> _Records provided_:
+===+
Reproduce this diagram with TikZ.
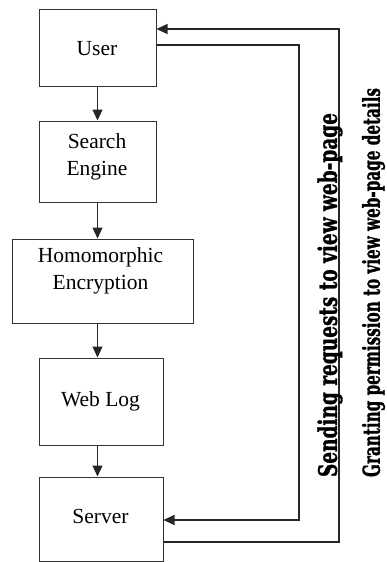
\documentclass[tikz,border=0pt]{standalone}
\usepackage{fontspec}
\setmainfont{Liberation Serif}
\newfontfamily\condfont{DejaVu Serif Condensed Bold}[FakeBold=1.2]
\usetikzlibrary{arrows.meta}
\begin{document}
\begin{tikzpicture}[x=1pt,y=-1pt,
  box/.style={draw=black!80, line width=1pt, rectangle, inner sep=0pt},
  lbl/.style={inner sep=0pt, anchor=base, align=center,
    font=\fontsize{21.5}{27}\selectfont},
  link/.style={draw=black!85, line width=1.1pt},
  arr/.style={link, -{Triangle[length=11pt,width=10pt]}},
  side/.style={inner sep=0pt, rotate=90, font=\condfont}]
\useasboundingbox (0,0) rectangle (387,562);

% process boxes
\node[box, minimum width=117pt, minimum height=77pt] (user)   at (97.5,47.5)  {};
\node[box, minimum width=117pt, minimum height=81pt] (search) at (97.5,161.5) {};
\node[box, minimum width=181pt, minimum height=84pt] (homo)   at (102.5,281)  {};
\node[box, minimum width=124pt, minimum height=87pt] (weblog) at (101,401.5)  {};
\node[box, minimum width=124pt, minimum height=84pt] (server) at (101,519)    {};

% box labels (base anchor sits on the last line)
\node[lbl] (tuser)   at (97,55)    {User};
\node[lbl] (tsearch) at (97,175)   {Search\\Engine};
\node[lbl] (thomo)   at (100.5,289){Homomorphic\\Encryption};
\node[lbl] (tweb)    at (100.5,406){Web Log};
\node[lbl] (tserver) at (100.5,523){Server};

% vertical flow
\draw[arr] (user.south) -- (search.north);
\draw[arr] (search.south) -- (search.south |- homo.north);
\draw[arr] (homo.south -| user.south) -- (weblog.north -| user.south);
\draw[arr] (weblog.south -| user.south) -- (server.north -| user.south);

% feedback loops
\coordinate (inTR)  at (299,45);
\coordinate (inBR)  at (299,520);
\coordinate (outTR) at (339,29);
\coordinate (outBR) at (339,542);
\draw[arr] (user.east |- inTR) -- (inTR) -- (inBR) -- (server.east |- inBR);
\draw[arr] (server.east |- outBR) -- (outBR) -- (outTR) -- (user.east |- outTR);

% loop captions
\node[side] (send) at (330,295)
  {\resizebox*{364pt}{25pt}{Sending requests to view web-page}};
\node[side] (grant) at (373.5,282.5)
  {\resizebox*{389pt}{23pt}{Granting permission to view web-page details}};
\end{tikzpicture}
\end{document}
+===+
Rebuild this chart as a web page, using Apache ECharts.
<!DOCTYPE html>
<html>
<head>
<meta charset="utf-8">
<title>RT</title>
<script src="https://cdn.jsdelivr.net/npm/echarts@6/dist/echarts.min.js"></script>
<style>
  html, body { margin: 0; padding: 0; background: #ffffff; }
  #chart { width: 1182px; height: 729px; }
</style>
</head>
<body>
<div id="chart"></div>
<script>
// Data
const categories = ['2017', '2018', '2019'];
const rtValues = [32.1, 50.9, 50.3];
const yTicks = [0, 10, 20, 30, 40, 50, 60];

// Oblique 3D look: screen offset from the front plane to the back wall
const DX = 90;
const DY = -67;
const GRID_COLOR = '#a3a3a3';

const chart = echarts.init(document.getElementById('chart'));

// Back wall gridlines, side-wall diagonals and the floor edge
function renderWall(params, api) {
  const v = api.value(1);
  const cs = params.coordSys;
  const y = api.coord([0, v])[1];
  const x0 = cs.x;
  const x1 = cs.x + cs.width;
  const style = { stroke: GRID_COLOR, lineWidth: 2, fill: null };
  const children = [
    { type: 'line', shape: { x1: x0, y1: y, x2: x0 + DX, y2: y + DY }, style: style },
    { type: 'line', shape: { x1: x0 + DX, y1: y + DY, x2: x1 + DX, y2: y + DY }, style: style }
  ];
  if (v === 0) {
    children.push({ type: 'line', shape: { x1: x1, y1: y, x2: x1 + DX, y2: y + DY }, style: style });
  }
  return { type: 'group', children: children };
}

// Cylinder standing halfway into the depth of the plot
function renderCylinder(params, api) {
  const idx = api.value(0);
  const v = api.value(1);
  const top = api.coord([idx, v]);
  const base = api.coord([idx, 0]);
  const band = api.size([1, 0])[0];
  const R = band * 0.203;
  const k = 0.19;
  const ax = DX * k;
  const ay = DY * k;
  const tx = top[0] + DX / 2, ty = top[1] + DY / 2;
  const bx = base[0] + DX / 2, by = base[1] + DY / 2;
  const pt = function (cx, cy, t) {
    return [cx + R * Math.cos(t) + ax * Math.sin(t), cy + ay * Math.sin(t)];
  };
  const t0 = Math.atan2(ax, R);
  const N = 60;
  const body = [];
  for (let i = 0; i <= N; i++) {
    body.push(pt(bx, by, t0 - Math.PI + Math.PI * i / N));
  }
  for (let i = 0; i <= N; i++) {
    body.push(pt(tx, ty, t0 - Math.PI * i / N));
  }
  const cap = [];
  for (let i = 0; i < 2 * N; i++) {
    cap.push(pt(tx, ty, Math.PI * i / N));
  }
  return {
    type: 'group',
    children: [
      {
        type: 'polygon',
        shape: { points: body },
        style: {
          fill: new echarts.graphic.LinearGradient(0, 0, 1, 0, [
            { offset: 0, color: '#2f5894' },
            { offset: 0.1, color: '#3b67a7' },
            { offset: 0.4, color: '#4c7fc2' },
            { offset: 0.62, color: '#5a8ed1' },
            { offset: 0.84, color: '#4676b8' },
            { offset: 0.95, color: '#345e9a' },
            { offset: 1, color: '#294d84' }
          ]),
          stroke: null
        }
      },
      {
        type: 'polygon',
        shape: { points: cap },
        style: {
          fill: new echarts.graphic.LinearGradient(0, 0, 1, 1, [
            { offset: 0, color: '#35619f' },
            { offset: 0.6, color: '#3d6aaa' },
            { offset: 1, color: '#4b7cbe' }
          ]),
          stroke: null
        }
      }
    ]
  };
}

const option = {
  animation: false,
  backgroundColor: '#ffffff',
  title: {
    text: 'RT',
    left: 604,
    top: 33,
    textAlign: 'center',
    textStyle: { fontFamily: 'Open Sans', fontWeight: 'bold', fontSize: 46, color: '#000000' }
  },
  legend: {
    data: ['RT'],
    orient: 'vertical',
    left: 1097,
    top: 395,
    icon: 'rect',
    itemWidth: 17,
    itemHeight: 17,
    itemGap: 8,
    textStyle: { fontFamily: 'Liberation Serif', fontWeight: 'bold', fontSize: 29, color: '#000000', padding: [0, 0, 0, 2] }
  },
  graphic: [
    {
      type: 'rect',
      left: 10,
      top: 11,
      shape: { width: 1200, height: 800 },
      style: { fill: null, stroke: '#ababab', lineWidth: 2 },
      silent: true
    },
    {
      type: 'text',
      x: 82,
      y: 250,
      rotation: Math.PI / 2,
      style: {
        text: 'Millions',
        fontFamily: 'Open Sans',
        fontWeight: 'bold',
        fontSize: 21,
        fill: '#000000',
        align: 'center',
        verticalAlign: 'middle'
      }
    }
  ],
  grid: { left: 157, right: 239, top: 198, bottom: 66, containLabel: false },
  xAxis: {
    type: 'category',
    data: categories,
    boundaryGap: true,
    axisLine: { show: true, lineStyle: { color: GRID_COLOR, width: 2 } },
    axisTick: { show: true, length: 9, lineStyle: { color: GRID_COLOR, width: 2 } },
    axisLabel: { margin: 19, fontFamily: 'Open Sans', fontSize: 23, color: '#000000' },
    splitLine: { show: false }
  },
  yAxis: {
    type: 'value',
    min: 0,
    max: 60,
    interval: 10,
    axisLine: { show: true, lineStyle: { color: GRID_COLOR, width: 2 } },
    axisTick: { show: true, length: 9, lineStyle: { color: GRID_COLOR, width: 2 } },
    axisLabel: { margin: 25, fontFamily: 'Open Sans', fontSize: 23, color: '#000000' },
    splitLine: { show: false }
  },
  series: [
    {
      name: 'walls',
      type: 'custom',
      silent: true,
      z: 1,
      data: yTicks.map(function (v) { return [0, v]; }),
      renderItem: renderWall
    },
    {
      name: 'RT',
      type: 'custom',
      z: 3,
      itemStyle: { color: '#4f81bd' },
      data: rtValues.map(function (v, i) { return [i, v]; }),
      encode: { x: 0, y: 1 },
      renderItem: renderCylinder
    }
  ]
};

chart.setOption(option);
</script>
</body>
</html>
+===+
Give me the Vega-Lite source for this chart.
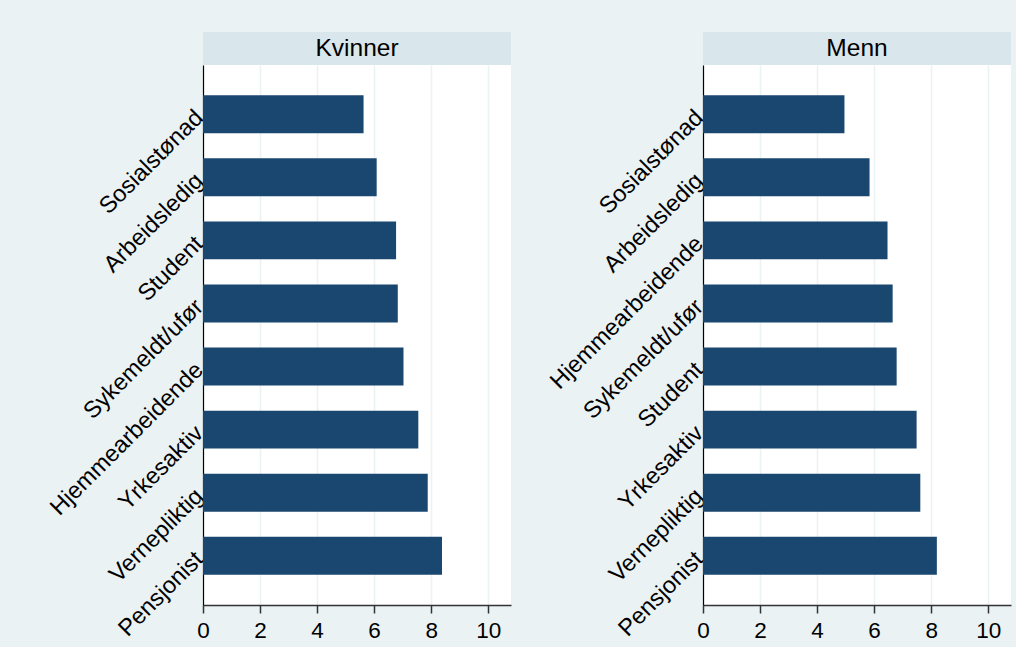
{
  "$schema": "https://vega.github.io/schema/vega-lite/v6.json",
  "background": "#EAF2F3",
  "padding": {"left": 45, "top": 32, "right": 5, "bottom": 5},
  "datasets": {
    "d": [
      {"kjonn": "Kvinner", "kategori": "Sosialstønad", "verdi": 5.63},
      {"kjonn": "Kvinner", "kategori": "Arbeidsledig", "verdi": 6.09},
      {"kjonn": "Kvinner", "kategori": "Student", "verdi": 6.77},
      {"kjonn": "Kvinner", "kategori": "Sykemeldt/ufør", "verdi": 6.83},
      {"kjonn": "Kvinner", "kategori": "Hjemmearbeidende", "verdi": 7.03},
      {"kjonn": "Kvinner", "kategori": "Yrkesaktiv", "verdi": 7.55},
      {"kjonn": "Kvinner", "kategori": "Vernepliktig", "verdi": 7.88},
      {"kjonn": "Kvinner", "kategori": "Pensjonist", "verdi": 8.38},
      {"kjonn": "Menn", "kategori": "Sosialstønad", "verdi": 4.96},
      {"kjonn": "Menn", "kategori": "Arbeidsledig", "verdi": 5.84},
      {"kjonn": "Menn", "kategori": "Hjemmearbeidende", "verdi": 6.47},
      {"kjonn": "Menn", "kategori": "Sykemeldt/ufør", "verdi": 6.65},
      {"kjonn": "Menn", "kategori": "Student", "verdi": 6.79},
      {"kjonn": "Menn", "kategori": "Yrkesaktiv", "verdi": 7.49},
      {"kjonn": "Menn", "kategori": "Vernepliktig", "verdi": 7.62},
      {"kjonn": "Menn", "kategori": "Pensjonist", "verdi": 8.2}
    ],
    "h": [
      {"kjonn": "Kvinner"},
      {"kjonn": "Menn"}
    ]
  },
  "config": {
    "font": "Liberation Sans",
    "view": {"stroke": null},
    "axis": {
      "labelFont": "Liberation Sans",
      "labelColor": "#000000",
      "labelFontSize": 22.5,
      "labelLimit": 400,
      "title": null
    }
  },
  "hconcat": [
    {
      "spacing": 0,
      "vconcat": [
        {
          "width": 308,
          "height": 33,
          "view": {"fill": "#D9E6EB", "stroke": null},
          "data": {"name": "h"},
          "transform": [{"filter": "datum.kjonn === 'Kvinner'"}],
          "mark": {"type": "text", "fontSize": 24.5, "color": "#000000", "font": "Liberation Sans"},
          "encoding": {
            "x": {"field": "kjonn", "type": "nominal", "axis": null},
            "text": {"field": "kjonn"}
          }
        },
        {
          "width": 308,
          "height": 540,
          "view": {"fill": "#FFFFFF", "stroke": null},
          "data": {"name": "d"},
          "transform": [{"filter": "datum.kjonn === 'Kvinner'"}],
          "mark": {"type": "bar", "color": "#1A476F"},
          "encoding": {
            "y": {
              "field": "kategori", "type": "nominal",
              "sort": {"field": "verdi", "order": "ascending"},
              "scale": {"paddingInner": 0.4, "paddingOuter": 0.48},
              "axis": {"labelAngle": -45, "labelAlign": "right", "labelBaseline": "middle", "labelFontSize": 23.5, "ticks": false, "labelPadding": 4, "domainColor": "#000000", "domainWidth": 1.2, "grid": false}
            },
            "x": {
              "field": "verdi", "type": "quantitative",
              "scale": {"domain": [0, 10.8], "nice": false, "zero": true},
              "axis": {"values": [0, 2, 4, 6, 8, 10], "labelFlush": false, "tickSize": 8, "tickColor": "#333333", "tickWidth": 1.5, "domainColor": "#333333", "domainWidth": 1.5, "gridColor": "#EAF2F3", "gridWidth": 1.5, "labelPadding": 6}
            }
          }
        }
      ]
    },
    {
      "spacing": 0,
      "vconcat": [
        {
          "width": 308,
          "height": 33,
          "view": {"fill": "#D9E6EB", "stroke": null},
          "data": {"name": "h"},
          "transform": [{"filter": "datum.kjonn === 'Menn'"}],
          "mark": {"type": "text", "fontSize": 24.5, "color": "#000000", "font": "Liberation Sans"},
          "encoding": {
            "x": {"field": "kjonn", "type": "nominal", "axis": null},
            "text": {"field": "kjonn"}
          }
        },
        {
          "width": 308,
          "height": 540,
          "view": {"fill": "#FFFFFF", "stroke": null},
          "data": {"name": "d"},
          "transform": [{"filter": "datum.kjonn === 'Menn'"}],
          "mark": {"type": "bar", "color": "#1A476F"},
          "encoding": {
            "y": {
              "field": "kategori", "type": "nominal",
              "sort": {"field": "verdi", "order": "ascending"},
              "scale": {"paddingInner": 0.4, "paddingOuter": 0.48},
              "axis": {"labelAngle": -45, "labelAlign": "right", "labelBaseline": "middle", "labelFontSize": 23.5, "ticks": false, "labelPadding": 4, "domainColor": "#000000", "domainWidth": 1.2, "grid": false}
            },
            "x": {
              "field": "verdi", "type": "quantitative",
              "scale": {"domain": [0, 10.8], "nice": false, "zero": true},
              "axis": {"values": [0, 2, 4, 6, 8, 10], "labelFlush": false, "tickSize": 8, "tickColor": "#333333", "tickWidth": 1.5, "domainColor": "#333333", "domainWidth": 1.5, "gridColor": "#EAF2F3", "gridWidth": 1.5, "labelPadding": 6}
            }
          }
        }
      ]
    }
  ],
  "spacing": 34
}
+===+
> _Given request_: Count how many lines of the material hold the string "page". Give the number and nothing more.

> _Solution_: 3